Het hof kan op grond van het verhandelde ter terechtzitting en de zich in het dossier bevindende stukken, in het bijzonder de kennisgeving van bekeuring en het naar aanleiding daarvan opgemaakte proces-verbaal overtreding, niet vaststellen wat de grondslag voor de staandehouding van verdachte is geweest en aldus of deze staandehouding rechtmatig was. Aldus is naar het oordeel van het hof sprake van een onherstelbaar vormverzuim in het voorbereidend onderzoek in de zin van artikel 359a van het Wetboek van Strafvordering.
De kennisgeving van bekeuring alsmede het naar aanleiding daarvan opgemaakte
proces-verbaal overtreding zijn een rechtstreeks gevolg van dit verzuim.
Er is sprake van schending van een belangrijk strafvorderlijk voorschrift. Onder meer de ernst van het tenlastegelegde afwegend tegen de ernst van het vormverzuim, ziet het hof geen ruimte voor het stellen van een andere sanctie op dit verzuim dan de voormelde kennisgeving van bekeuring en het voormelde proces-verbaal overtreding van het bewijs uit te sluiten. Bij gebreke aan voldoende ander bewijsmateriaal zal de verdachte van het hem ten laste gelegde moeten worden vrijgesproken.
BESLISSING
Het hof:
Vernietigt het vonnis, waarvan beroep, en doet opnieuw recht.

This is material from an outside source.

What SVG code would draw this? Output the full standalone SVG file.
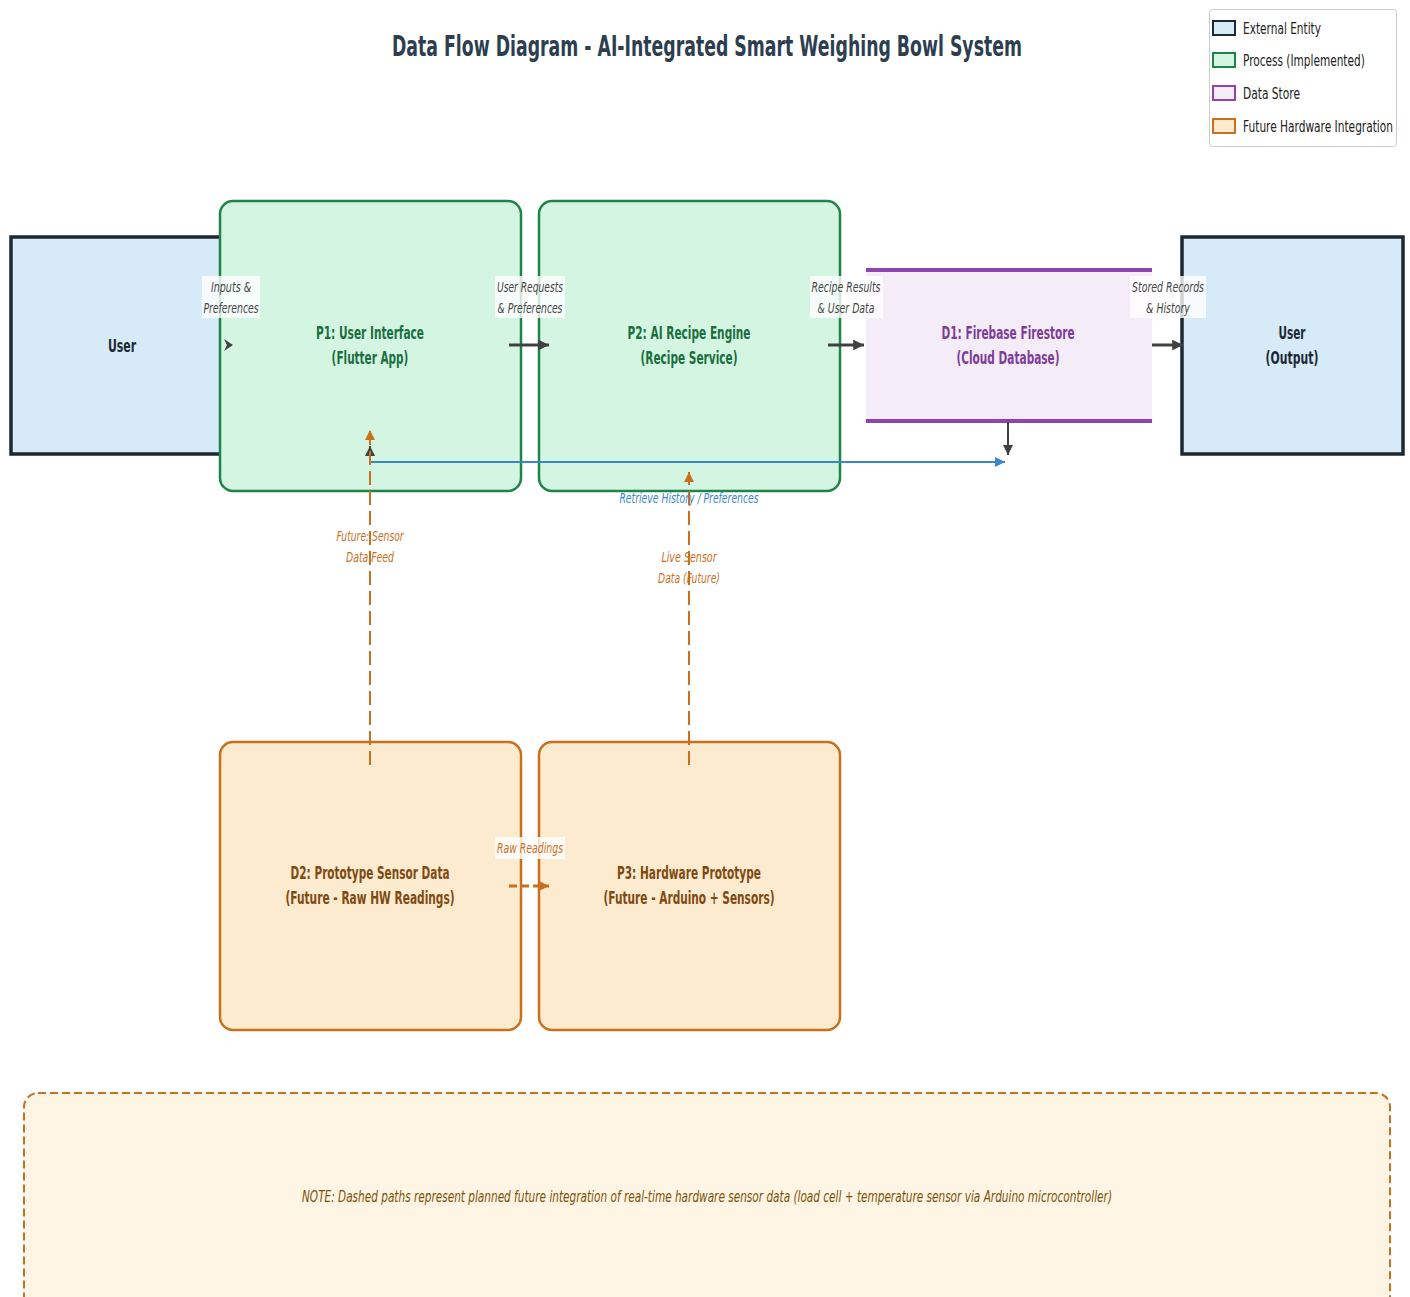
<svg xmlns="http://www.w3.org/2000/svg" width="1410" height="1297" viewBox="0 0 1410 1297">
  <style>
    text { font-family: "DejaVu Sans", "Liberation Sans", sans-serif; }
    .title { font-size: 29px; font-weight: bold; fill: #2c3e50; }
    .node { font-size: 18px; font-weight: bold; text-anchor: middle; }
    .ext { fill: #d6eaf8; stroke: #1c2833; stroke-width: 3.5; }
    .ext-t { fill: #1c2833; }
    .proc { fill: #d5f5e3; stroke: #1e8449; stroke-width: 2.5; }
    .proc-t { fill: #196f3d; }
    .store { fill: #f4ecf7; }
    .store-line { stroke: #8e44ad; stroke-width: 4; }
    .store-t { fill: #7d3c98; }
    .fut { fill: #fdebd0; stroke: #ca6f1e; stroke-width: 2.5; }
    .fut-t { fill: #7e4a12; }
    .lbl, .lbl-blue, .lbl-or { font-size: 14.5px; font-style: italic; text-anchor: middle; }
    .lbl { fill: #444444; }
    .lbl-blue { fill: #3a87c8; }
    .lbl-or { fill: #ca6f1e; }
    .lbl-bg { fill: #ffffff; fill-opacity: 0.8; }
    .flow { stroke: #404040; stroke-width: 3; fill: none; }
    .flow-thin { stroke: #404040; stroke-width: 2; fill: none; }
    .flow-blue { stroke: #3a87c8; stroke-width: 2; fill: none; }
    .flow-or { stroke: #ca6f1e; stroke-width: 2; fill: none; stroke-dasharray: 14 6; }
    .flow-or-h { stroke: #ca6f1e; stroke-width: 3; fill: none; stroke-dasharray: 8 4; }
    .leg { font-size: 15.5px; fill: #222222; }
  </style>
  <defs>
    <marker id="head-dark" viewBox="0 0 10 10" refX="10" refY="5" markerWidth="3.6" markerHeight="3.6" orient="auto" markerUnits="strokeWidth">
      <path d="M0,0 L10,5 L0,10 Z" fill="#404040"/>
    </marker>
    <marker id="head-dark-thin" viewBox="0 0 10 10" refX="10" refY="5" markerWidth="5" markerHeight="5" orient="auto" markerUnits="strokeWidth">
      <path d="M0,0 L10,5 L0,10 Z" fill="#404040"/>
    </marker>
    <marker id="head-blue" viewBox="0 0 10 10" refX="10" refY="5" markerWidth="5" markerHeight="5" orient="auto" markerUnits="strokeWidth">
      <path d="M0,0 L10,5 L0,10 Z" fill="#3a87c8"/>
    </marker>
    <marker id="head-or" viewBox="0 0 10 10" refX="10" refY="5" markerWidth="5" markerHeight="5" orient="auto" markerUnits="strokeWidth">
      <path d="M0,0 L10,5 L0,10 Z" fill="#ca6f1e"/>
    </marker>
    <marker id="head-or-h" viewBox="0 0 10 10" refX="10" refY="5" markerWidth="3.4" markerHeight="3.4" orient="auto" markerUnits="strokeWidth">
      <path d="M0,0 L10,5 L0,10 Z" fill="#ca6f1e"/>
    </marker>
  </defs>

  <rect width="1410" height="1297" fill="#ffffff"/>

  <!-- title (narrow lettering) -->
  <text class="title" transform="translate(707 56) scale(0.6 1)" text-anchor="middle" textLength="1050" lengthAdjust="spacingAndGlyphs">Data Flow Diagram - AI-Integrated Smart Weighing Bowl System</text>

  <!-- legend -->
  <g id="legend">
    <rect x="1209.5" y="9.5" width="187" height="137" rx="3" fill="#ffffff" stroke="#cccccc" stroke-width="1"/>
    <rect x="1213" y="21" width="22" height="14" fill="#d6eaf8" stroke="#1c2833" stroke-width="2"/>
    <text class="leg" transform="translate(1243 34) scale(0.6 1)" textLength="130" lengthAdjust="spacingAndGlyphs">External Entity</text>
    <rect x="1213" y="53" width="22" height="14" fill="#d5f5e3" stroke="#1e8449" stroke-width="2"/>
    <text class="leg" transform="translate(1243 66) scale(0.6 1)" textLength="203" lengthAdjust="spacingAndGlyphs">Process (Implemented)</text>
    <rect x="1213" y="86" width="22" height="14" fill="#f4ecf7" stroke="#8e44ad" stroke-width="2"/>
    <text class="leg" transform="translate(1243 99) scale(0.6 1)" textLength="95" lengthAdjust="spacingAndGlyphs">Data Store</text>
    <rect x="1213" y="119" width="22" height="14" fill="#fdebd0" stroke="#ca6f1e" stroke-width="2"/>
    <text class="leg" transform="translate(1243 132) scale(0.6 1)" textLength="250" lengthAdjust="spacingAndGlyphs">Future Hardware Integration</text>
  </g>

  <!-- external entity: user (input) -->
  <g id="user-in">
    <rect class="ext" x="11" y="237" width="225" height="217"/>
    <text class="node ext-t" transform="translate(122 352) scale(0.6 1)" textLength="47" lengthAdjust="spacingAndGlyphs">User</text>
  </g>

  <!-- P1 -->
  <g id="p1">
    <rect class="proc" x="220" y="201" width="301" height="290" rx="13"/>
    <text class="node proc-t" transform="translate(370 339) scale(0.6 1)" textLength="180" lengthAdjust="spacingAndGlyphs">P1: User Interface</text>
    <text class="node proc-t" transform="translate(370 364) scale(0.6 1)" textLength="128" lengthAdjust="spacingAndGlyphs">(Flutter App)</text>
  </g>

  <!-- P2 -->
  <g id="p2">
    <rect class="proc" x="539" y="201" width="301" height="290" rx="13"/>
    <text class="node proc-t" transform="translate(689 339) scale(0.6 1)" textLength="205" lengthAdjust="spacingAndGlyphs">P2: AI Recipe Engine</text>
    <text class="node proc-t" transform="translate(689 364) scale(0.6 1)" textLength="162" lengthAdjust="spacingAndGlyphs">(Recipe Service)</text>
  </g>

  <!-- D1 data store -->
  <g id="d1">
    <rect class="store" x="866" y="270" width="286" height="151"/>
    <line class="store-line" x1="866" y1="270" x2="1152" y2="270"/>
    <line class="store-line" x1="866" y1="421" x2="1152" y2="421"/>
    <text class="node store-t" transform="translate(1008 339) scale(0.6 1)" textLength="222" lengthAdjust="spacingAndGlyphs">D1: Firebase Firestore</text>
    <text class="node store-t" transform="translate(1008 364) scale(0.6 1)" textLength="172" lengthAdjust="spacingAndGlyphs">(Cloud Database)</text>
  </g>

  <!-- external entity: user (output) -->
  <g id="user-out">
    <rect class="ext" x="1182" y="237" width="221" height="217"/>
    <text class="node ext-t" transform="translate(1292 339) scale(0.6 1)" textLength="45" lengthAdjust="spacingAndGlyphs">User</text>
    <text class="node ext-t" transform="translate(1292 364) scale(0.6 1)" textLength="88" lengthAdjust="spacingAndGlyphs">(Output)</text>
  </g>

  <!-- D2 prototype sensor data -->
  <g id="d2">
    <rect class="fut" x="220" y="742" width="301" height="288" rx="13"/>
    <text class="node fut-t" transform="translate(370 879) scale(0.6 1)" textLength="265" lengthAdjust="spacingAndGlyphs">D2: Prototype Sensor Data</text>
    <text class="node fut-t" transform="translate(370 904) scale(0.6 1)" textLength="282" lengthAdjust="spacingAndGlyphs">(Future - Raw HW Readings)</text>
  </g>

  <!-- P3 hardware prototype -->
  <g id="p3">
    <rect class="fut" x="539" y="742" width="301" height="288" rx="13"/>
    <text class="node fut-t" transform="translate(689 879) scale(0.6 1)" textLength="240" lengthAdjust="spacingAndGlyphs">P3: Hardware Prototype</text>
    <text class="node fut-t" transform="translate(689 904) scale(0.6 1)" textLength="285" lengthAdjust="spacingAndGlyphs">(Future - Arduino + Sensors)</text>
  </g>

  <!-- note -->
  <g id="note">
    <rect x="24" y="1093" width="1366" height="230" rx="14" fill="#fef5e4" stroke="#ca6f1e" stroke-width="2" stroke-dasharray="8 4"/>
    <text transform="translate(707 1202) scale(0.6 1)" text-anchor="middle" font-size="15.5" font-style="italic" fill="#7e5109" textLength="1350" lengthAdjust="spacingAndGlyphs">NOTE: Dashed paths represent planned future integration of real-time hardware sensor data (load cell + temperature sensor via Arduino microcontroller)</text>
  </g>

  <!-- connectors -->
  <g id="connectors">
    <!-- user -> P1 -->
    <path d="M224,339 L233,345 L224,351 L227,345 Z" fill="#404040"/>
    <!-- P1 -> P2 -->
    <line class="flow" x1="509" y1="345" x2="549" y2="345" marker-end="url(#head-dark)"/>
    <!-- P2 -> D1 -->
    <line class="flow" x1="828" y1="345" x2="864" y2="345" marker-end="url(#head-dark)"/>
    <!-- D1 -> user output -->
    <line class="flow" x1="1152" y1="345" x2="1183" y2="345" marker-end="url(#head-dark)"/>
    <!-- D1 retrieve path -->
    <line class="flow-thin" x1="1008" y1="422" x2="1008" y2="455" marker-end="url(#head-dark-thin)"/>
    <line class="flow-blue" x1="370" y1="462" x2="1005" y2="462" marker-end="url(#head-blue)"/>
    <line class="flow-thin" x1="370" y1="462" x2="370" y2="446" marker-end="url(#head-dark-thin)"/>
    <!-- future sensor feeds -->
    <line class="flow-or" x1="370" y1="765" x2="370" y2="430" marker-end="url(#head-or)"/>
    <line class="flow-or" x1="689" y1="765" x2="689" y2="472" marker-end="url(#head-or)"/>
    <!-- D2 -> P3 -->
    <line class="flow-or-h" x1="509" y1="886" x2="549" y2="886" marker-end="url(#head-or-h)"/>

    <!-- flow labels -->
    <rect class="lbl-bg" x="202" y="276" width="58" height="42"/>
    <text class="lbl" transform="translate(231 292) scale(0.6 1)" textLength="67" lengthAdjust="spacingAndGlyphs">Inputs &amp;</text>
    <text class="lbl" transform="translate(231 313) scale(0.6 1)" textLength="92" lengthAdjust="spacingAndGlyphs">Preferences</text>

    <rect class="lbl-bg" x="495" y="276" width="70" height="42"/>
    <text class="lbl" transform="translate(530 292) scale(0.6 1)" textLength="110" lengthAdjust="spacingAndGlyphs">User Requests</text>
    <text class="lbl" transform="translate(530 313) scale(0.6 1)" textLength="108" lengthAdjust="spacingAndGlyphs">&amp; Preferences</text>

    <rect class="lbl-bg" x="810" y="276" width="73" height="42"/>
    <text class="lbl" transform="translate(846 292) scale(0.6 1)" textLength="115" lengthAdjust="spacingAndGlyphs">Recipe Results</text>
    <text class="lbl" transform="translate(846 313) scale(0.6 1)" textLength="95" lengthAdjust="spacingAndGlyphs">&amp; User Data</text>

    <rect class="lbl-bg" x="1130" y="276" width="76" height="42"/>
    <text class="lbl" transform="translate(1168 292) scale(0.6 1)" textLength="120" lengthAdjust="spacingAndGlyphs">Stored Records</text>
    <text class="lbl" transform="translate(1168 313) scale(0.6 1)" textLength="73" lengthAdjust="spacingAndGlyphs">&amp; History</text>

    <text class="lbl-blue" transform="translate(689 503) scale(0.6 1)" textLength="232" lengthAdjust="spacingAndGlyphs">Retrieve History / Preferences</text>

    <text class="lbl-or" transform="translate(370 541) scale(0.6 1)" textLength="112" lengthAdjust="spacingAndGlyphs">Future: Sensor</text>
    <text class="lbl-or" transform="translate(370 562) scale(0.6 1)" textLength="80" lengthAdjust="spacingAndGlyphs">Data Feed</text>

    <text class="lbl-or" transform="translate(689 562) scale(0.6 1)" textLength="92" lengthAdjust="spacingAndGlyphs">Live Sensor</text>
    <text class="lbl-or" transform="translate(689 583) scale(0.6 1)" textLength="103" lengthAdjust="spacingAndGlyphs">Data (Future)</text>

    <rect class="lbl-bg" x="495" y="837" width="70" height="22"/>
    <text class="lbl-or" transform="translate(530 853) scale(0.6 1)" textLength="110" lengthAdjust="spacingAndGlyphs">Raw Readings</text>
  </g>
</svg>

Verklaart niet bewezen, dat verdachte het onder ten laste gelegde heeft begaan en spreekt hem daarvan vrij.
Aldus gewezen door
mr. F.P.E. Wiemans, voorzitter,
mr. K. van der Meijde en mr. V.M. van Daalen-Mannaerts,
in tegenwoordigheid van mr. M.F.S. ter Heide, griffier,
en op 13 mei 2011 ter openbare terechtzitting uitgesproken.
mr. K. van der Meijde en mr. V.M. van Daalen-Mannaerts zijn buiten staat dit arrest mede te ondertekenen.